JAKARTA, KOMPAS - Polisi berusaha mengungkap identitas pelaku yang meletakkan bom palsu di pagar rumah Ketua Komisi Pemberantasan Korupsi Agus Rahardjo dan pelempar bom molotov ke rumah Wakil Ketua KPK Laode M Syarif melalui rekaman kamera pemantau serta keterangan saksi yang berada paling dekat saat kejadian.
Untuk kasus peletakan bom palsu di rumah Agus, polisi memeriksa enam saksi. Keenam saksi itu di antaranya orang yang melihat barang berupa tas berisi benda mirip rakitan bom yang dicantolkan di pagar. Selain itu juga ada pedagang bubur yang melihat ada orang datang dan menanyakan rumah ketua RT setempat dan rumah Ketua KPK.
Terkait pelemparan dua bom molotov ke kediaman Laode, polisi telah memeriksa 12 saksi yang dekat lokasi kejadian. Dua orang di antaranya diperiksa di Kepolisian Daerah Metro Jaya, sementara 10 saksi lain dimintai keterangan di lapangan. ”Dua orang yang dibawa ke polda karena mereka adalah saksi yang paling dekat dengan tempat kejadian perkara saat terjadi aksi teror,” ujar Kepala Biro Penerangan Masyarakat Polri Brigadir Jenderal (Pol) Dedi Prasetyo, Kamis (10/1/2019), di Jakarta.
Hasil pemeriksaan terhadap saksi belum dapat memberikan gambaran lebih jelas terkait kedua kasus teror tersebut. Pasalnya, tidak ada saksi yang melihat secara langsung kejadian.
Saat ini Polri tengah memeriksa data rekaman dari empat kamera pemantau (CCTV) yang berada di sekitar kediaman Laode. Rekaman tersebut akan dianalisis menit per menit untuk menemukan titik asal pelaku dan menentukan urutan kejadian secara kronologis.
Kedua rekaman CCTV tersebut sudah diambil dan diteliti di Puslabfor. ”Kami ingin melihat dan mengetahui ketajaman kualitas gambar sehingga diketahui siapa yang ada di rekaman,” kata Kepala Bidang Humas Polda Metro Jaya Komisaris Besar Argo Yuwono.
Secara terpisah, Juru Bicara KPK Febri Diansyah mengatakan, KPK telah menurunkan tim untuk berkomunikasi serta mengoordinasikan keperluan penyidikan dan penyelidikan yang mungkin akan dibutuhkan Polri, termasuk soal jadwal pemeriksaan Agus dan Laode.
”Sudah ada koordinasi langsung yang dilakukan, baik untuk pengamanan maupun kebutuhan permintaan informasi.

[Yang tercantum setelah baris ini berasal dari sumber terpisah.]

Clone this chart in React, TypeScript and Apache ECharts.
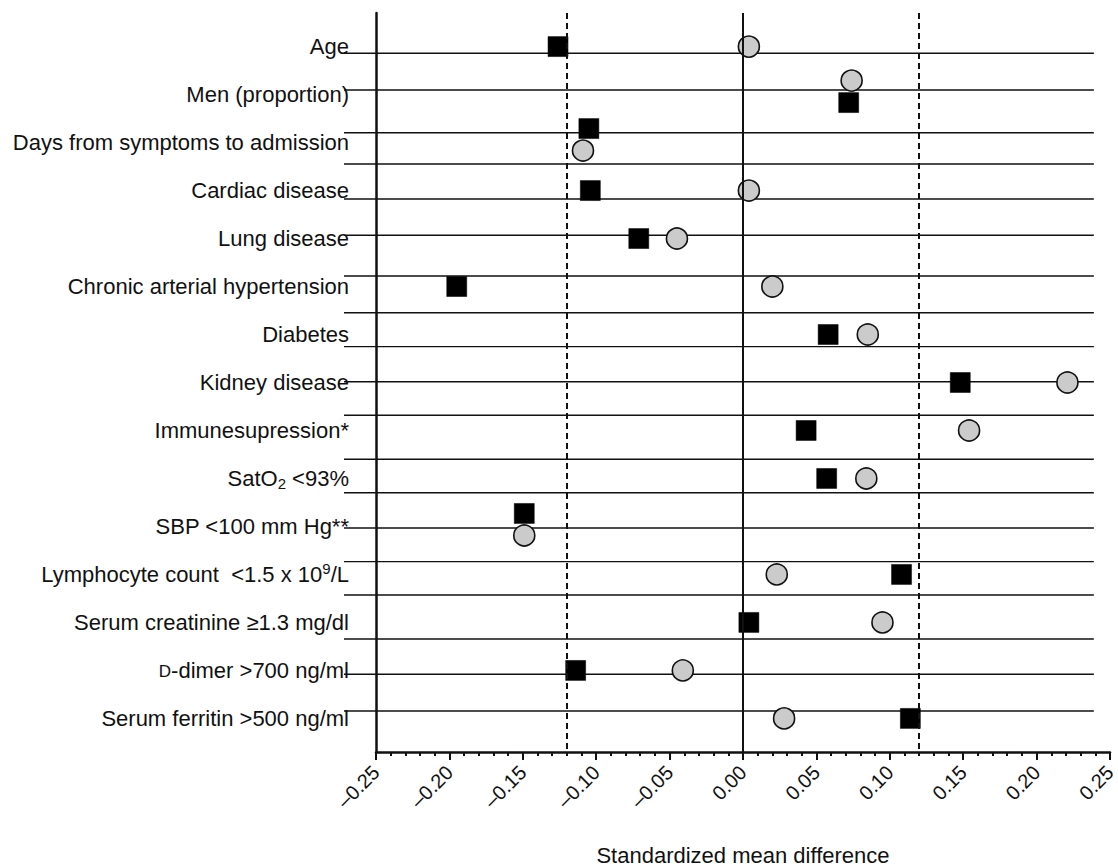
import { useEffect, useRef } from "react";
import * as echarts from "echarts";

// Row labels (top to bottom). Rich markup: {sub|..} subscript, {sup|..} superscript, {sc|..} small caps
const categories = [
  "Age",
  "Men (proportion)",
  "Days from symptoms to admission",
  "Cardiac disease",
  "Lung disease",
  "Chronic arterial hypertension",
  "Diabetes",
  "Kidney disease",
  "Immunesupression*",
  "SatO{sub|2} <93%",
  "SBP <100 mm Hg**",
  "Lymphocyte count  <1.5 x 10{sup|9}/L",
  "Serum creatinine \u22651.3 mg/dl",
  "{sc|D}-dimer >700 ng/ml",
  "Serum ferritin >500 ng/ml",
];

// Standardized mean difference — black squares
const squareValues = [
  -0.126, 0.072, -0.105, -0.104, -0.071, -0.195, 0.058, 0.148, 0.043, 0.057,
  -0.149, 0.108, 0.004, -0.114, 0.114,
];

// Standardized mean difference — grey circles
const circleValues = [
  0.004, 0.074, -0.109, 0.004, -0.045, 0.02, 0.085, 0.221, 0.154, 0.084,
  -0.149, 0.023, 0.095, -0.041, 0.028,
];

// Horizontal row rules (in row-index units)
const rowRules = [
  0.14, 0.904, 1.794, 2.446, 3.176, 3.932, 4.78, 5.545, 6.253, 6.983, 7.683,
  8.6, 9.296, 10.031, 10.733, 11.427, 12.344, 13.08, 13.845,
];

// Threshold reference lines
const thresholds = [-0.12, 0.12];

const xTicks = { min: -0.25, max: 0.25, step: 0.05 };

export default function App() {
  const ref = useRef<HTMLDivElement>(null);

  useEffect(() => {
    if (!ref.current) return;
    const chart = echarts.init(ref.current, undefined, { renderer: "svg" });
    const ink = "#111";
    const font = "'Liberation Sans', Arial, Helvetica, sans-serif";

    // vertical jitter (pixels) for rows where the two markers overlap
    const jitter: Record<number, { sq: number; ci: number }> = {
      1: { sq: 8, ci: -14 },
      2: { sq: -14, ci: 8 },
      10: { sq: -13, ci: 9 },
    };

    const sqData = squareValues.map((v, i) => ({
      value: [v, i],
      symbolOffset: [0, jitter[i] ? jitter[i].sq : 0],
    }));
    const ciData = circleValues.map((v, i) => ({
      value: [v, i],
      symbolOffset: [0, jitter[i] ? jitter[i].ci : 0],
    }));

    const ruleEnd = 0.239;

    chart.setOption({
      animation: false,
      textStyle: { fontFamily: font },
      grid: {
        left: 376,
        right: 8,
        top: 13,
        bottom: 114,
        containLabel: false,
        outerBoundsMode: "none",
      },
      xAxis: {
        type: "value",
        min: xTicks.min,
        max: xTicks.max,
        interval: xTicks.step,
        axisLine: { show: true, onZero: false, lineStyle: { color: ink, width: 2.5 } },
        axisTick: { show: true, length: 8, lineStyle: { color: ink, width: 2 } },
        minorTick: { show: true, splitNumber: 5, length: 4, lineStyle: { color: ink, width: 2 } },
        splitLine: { show: false },
        minorSplitLine: { show: false },
        axisLabel: {
          rotate: 45,
          margin: 17,
          fontSize: 20,
          color: ink,
          fontFamily: font,
          formatter: (v: number) =>
            Math.abs(v) < 1e-9 ? "0.00" : (v < 0 ? "\u2013" : "") + Math.abs(v).toFixed(2),
        },
        name: "Standardized mean difference",
        nameLocation: "middle",
        nameGap: 92,
        nameTextStyle: { fontSize: 22, color: ink, fontFamily: font },
      },
      yAxis: {
        type: "value",
        inverse: true,
        min: -0.7,
        max: 14.7,
        axisLine: { show: true, onZero: false, lineStyle: { color: ink, width: 2.5 } },
        axisTick: { show: false },
        splitLine: { show: false },
        axisLabel: {
          customValues: categories.map((_, i) => i),
          margin: 27,
          fontSize: 22,
          lineHeight: 26,
          color: ink,
          fontFamily: font,
          formatter: (v: number) => categories[Math.round(v)] ?? "",
          rich: {
            sub: { fontSize: 15, lineHeight: 15, verticalAlign: "bottom", color: ink, fontFamily: font },
            sup: { fontSize: 15, lineHeight: 15, verticalAlign: "top", color: ink, fontFamily: font },
            sc: { fontSize: 17, lineHeight: 22, padding: [3, 0, 0, 0], color: ink, fontFamily: font },
          },
        },
      },
      series: [
        {
          type: "custom",
          z: 1,
          clip: false,
          silent: true,
          data: rowRules.map((r) => [0, r]),
          renderItem: (params: any, api: any) => {
            const r = api.value(1);
            const left = api.coord([xTicks.min, r]);
            const right = api.coord([ruleEnd, r]);
            return {
              type: "line",
              shape: { x1: left[0] - 32, y1: left[1], x2: right[0], y2: right[1] },
              style: { stroke: ink, lineWidth: 1.4 },
            };
          },
          markLine: {
            silent: true,
            symbol: "none",
            label: { show: false },
            data: [
              ...thresholds.map((t) => ({
                xAxis: t,
                lineStyle: { color: ink, width: 2, type: [6, 4] },
              })),
              { xAxis: 0, lineStyle: { color: ink, width: 2, type: "solid" } },
            ],
          },
        },
        {
          type: "scatter",
          z: 3,
          symbol: "rect",
          symbolSize: 20,
          itemStyle: { color: "#000", borderColor: "#000", borderWidth: 0.5, opacity: 1 },
          data: sqData,
        },
        {
          type: "scatter",
          z: 4,
          symbol: "circle",
          symbolSize: 21,
          itemStyle: { color: "#cbcbcb", borderColor: ink, borderWidth: 1.6, opacity: 1 },
          data: ciData,
        },
      ],
    });

    return () => chart.dispose();
  }, []);

  return (
    <div
      ref={ref}
      style={{ position: "absolute", left: 0, top: 0, width: 1118, height: 866, background: "#fff" }}
    />
  );
}
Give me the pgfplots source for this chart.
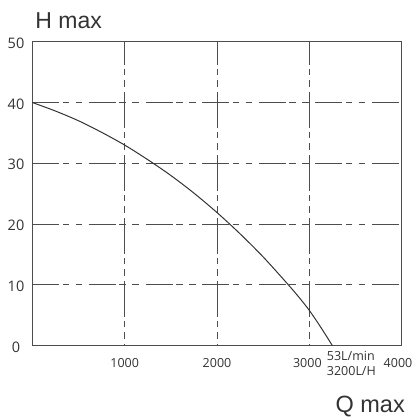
\documentclass[border=0pt]{standalone}
\usepackage{pgfplots}
\pgfplotsset{compat=1.18}
\usepackage{fontspec}
\setmainfont{Open Sans}
\newfontfamily\arialfont{Liberation Sans}
\definecolor{ink}{HTML}{333333}
\definecolor{gridc}{HTML}{4D4D4D}

\begin{document}
\begin{tikzpicture}
\path[use as bounding box] (-32.3bp,-71.3bp) rectangle (380.7bp,345.7bp);
\begin{axis}[
  at={(0,0)}, anchor=south west,
  scale only axis, width=369.4bp, height=304bp,
  xmin=0, xmax=4000, ymin=0, ymax=50,
  xtick={1000,2000,3000,4000},
  xticklabels={1000,2000,{\hspace*{-2bp}3000\hspace*{2bp}},{\hspace*{-3.7bp}4000\hspace*{3.7bp}}},
  ytick={0,10,20,30,40,50},
  yticklabels={0,10,20,30,40,50},
  scaled ticks=false,
  major tick length=0pt,
  axis line style={gridc, line width=0.9bp},
  grid=major,
  x grid style={gridc, line width=0.9bp,
    dash pattern=on 36bp off 5bp on 7bp off 5bp on 6bp off 4bp, dash phase=34.3bp},
  y grid style={gridc, line width=0.9bp,
    dash pattern=on 27bp off 3.5bp on 6.5bp off 6.5bp on 6.5bp off 6.6bp},
  xticklabel style={anchor=center, yshift=-17.3bp, text=ink,
    font=\fontsize{12.5bp}{15bp}\selectfont},
  yticklabel style={anchor=center, xshift=-16.3bp, yshift=-1.5bp, text=ink,
    font=\fontsize{14.5bp}{17bp}\selectfont},
]
% pump curve H(Q)
\addplot[ink, line width=1bp, smooth, tension=0.5] coordinates {
  (0,40) (250,38.6) (500,37.0) (750,35.1) (1000,33.0) (1250,30.6)
  (1500,28.0) (1750,25.1) (2000,21.9) (2250,18.4) (2500,14.6)
  (2750,10.4) (2875,8.2) (3000,5.8) (3125,3.0) (3250,0)
};
\end{axis}
\node[anchor=base west, inner sep=0, text=ink,
  font=\arialfont\fontsize{23bp}{26bp}\selectfont] at (3bp,316.7bp) {H max};
\node[anchor=base east, inner sep=0, text=ink,
  font=\arialfont\fontsize{23.5bp}{26bp}\selectfont] at (372.7bp,-66.3bp) {Q max};
\node[anchor=base west, inner sep=0, text=ink,
  font=\fontsize{12.5bp}{15bp}\selectfont] at (294.4bp,-14.3bp) {53L/min};
\node[anchor=base west, inner sep=0, text=ink,
  font=\fontsize{12.5bp}{15bp}\selectfont] at (294.4bp,-29.3bp) {3200L/H};
\end{tikzpicture}
\end{document}
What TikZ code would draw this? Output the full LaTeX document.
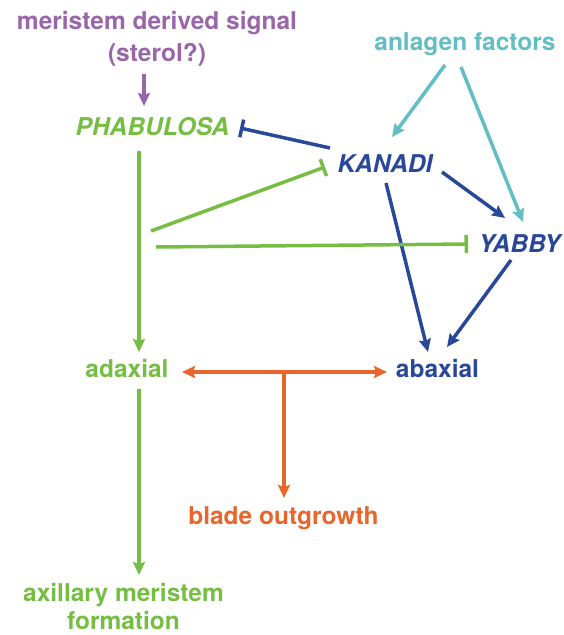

KPK terbuka dalam melakukan kerja sama dengan Polri untuk mengungkap kasus ini,” Febri.
Rentan
Teror yang dialami Agus dan Laode dianggap masih sebatas sinyal. Teror tersebut turut menunjukkan bahwa sistem keamanan di KPK cenderung rentan. ”Teror diciptakan, salah satunya, untuk menciptakan ketakutan yang berdampak langsung bagi kinerja lembaga KPK,” kata mantan Wakil Ketua KPK Bambang Widjojanto.
Bambang menyarankan kepada KPK untuk memperkuat sistem pengamanan bagi pimpinan dan pegawainya. Salah satunya dengan mengoneksikan keamanan di sekitar tempat tinggal dengan sistem keamanan dalam KPK.
”Hal itu penting juga untuk memperhatikan keamanan keluarga batih,” kata Bambang.
Mantan komisioner KPK lainnya, Bibit Samad Rianto, mengatakan, teror yang hanya dialami Agus dan Laode kemungkinan besar karena sosok mereka yang keras. ”Itu yang tidak disenangi oleh para peneror karena merasa terancam dan tidak bisa mengendalikan,” katanya.
Menurut anggota Komisi III DPR, Muhammad Nasir Djamil, teror terhadap Agus dan Laode menunjukkan bahwa model pengamanan di KPK belum sebanding dengan tingkat ancaman yang dihadapi. ”Pengamanannya juga harus disesuaikan karena pekerjaan di KPK sangat berisiko,” kata Nasir.
Sebagai upaya antisipasi teror susulan, kepolisian menjaga ketat rumah komisioner KPK. Ada enam personel polisi yang menjaga rumah setiap komisioner komisi antirasuah itu selama 24 jam. Ada personel yang berpakaian dinas, ada pula mereka yang berpakaian preman yang memantau situasi di sekitar lokasi.
”Kami memberikan jaminan keamanan kepada Ketua KPK dan komisioner lain dengan cara patroli rutin,” kata Argo.